Fine-particle sediment is the ultimate repository for many persistent contaminants in the environment. In aquatic systems where sediments accumulate year-after-year, we can often retrieve a core that contains a record of contaminant accumulation spanning several decades.
Interpretation of even the most ideal core is often complicated by delayed delivery of material from the drainage basin and by post-depositional mixing. Both processes can alter the perceived timing of depositional events preserved in the core. For example, gradual erosion of material from the soils of the surrounding drainage basin may cause a contaminant to accumulate in the core long after atmospheric delivery ceases. Mechanical or biological processes may mix contaminated sediment into deeper, uncontaminated layers of the core, also complicating historical interpretation.

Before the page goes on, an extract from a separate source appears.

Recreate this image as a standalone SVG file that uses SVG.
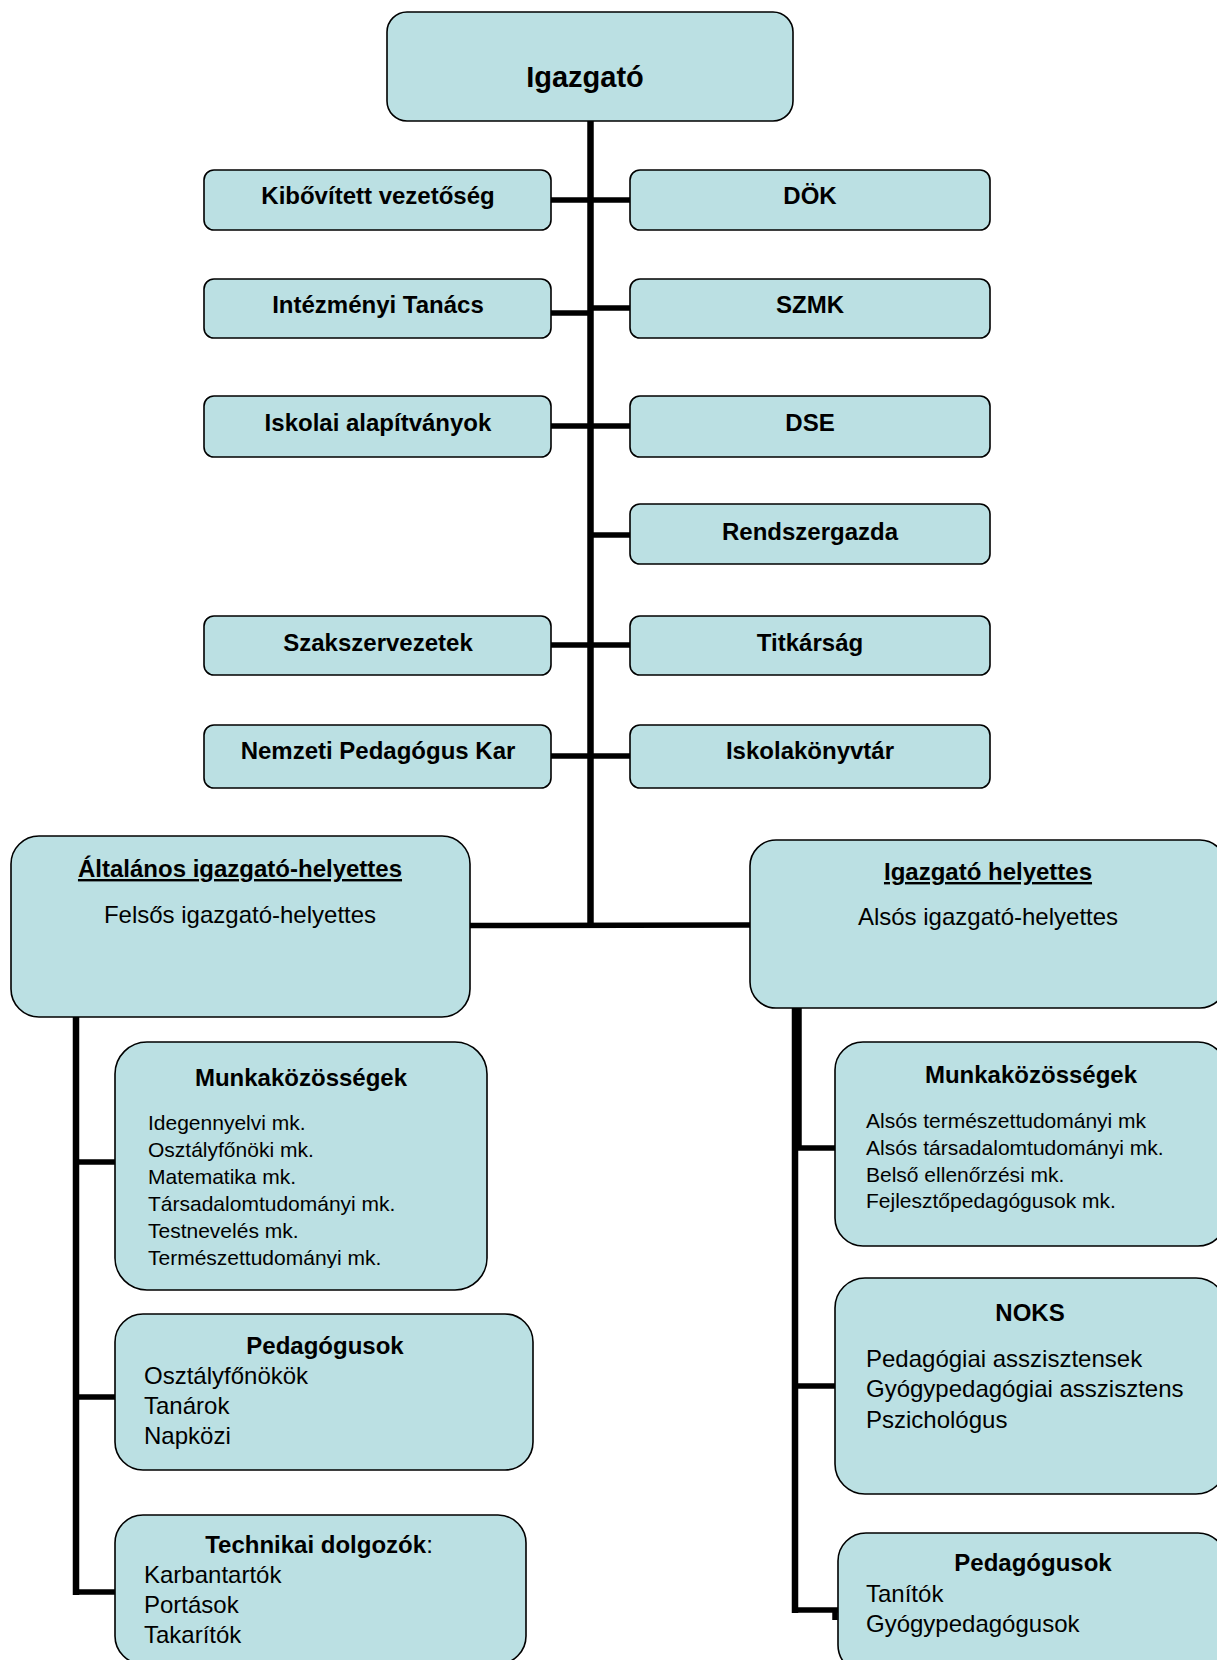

As part of my work, I have developed simple numerical models of drainage basin holdup and post-depositional mixing that can be applied to the interpretation of sediment cores — in particular, to the interpretation of atmospheric contaminant delivery flux. These models have been applied to our best-dated cores from many environments in the Hudson Basin, including urban and rural lakes and marshes, and have been tested against known records of contaminant delivery. My collaborators and I are currently using these models to examine the history of contaminant delivery and human exposure in urban environments including the New York metropolitan area, and in sensitive rural environments downwind of industrial areas and coal-fired power plants.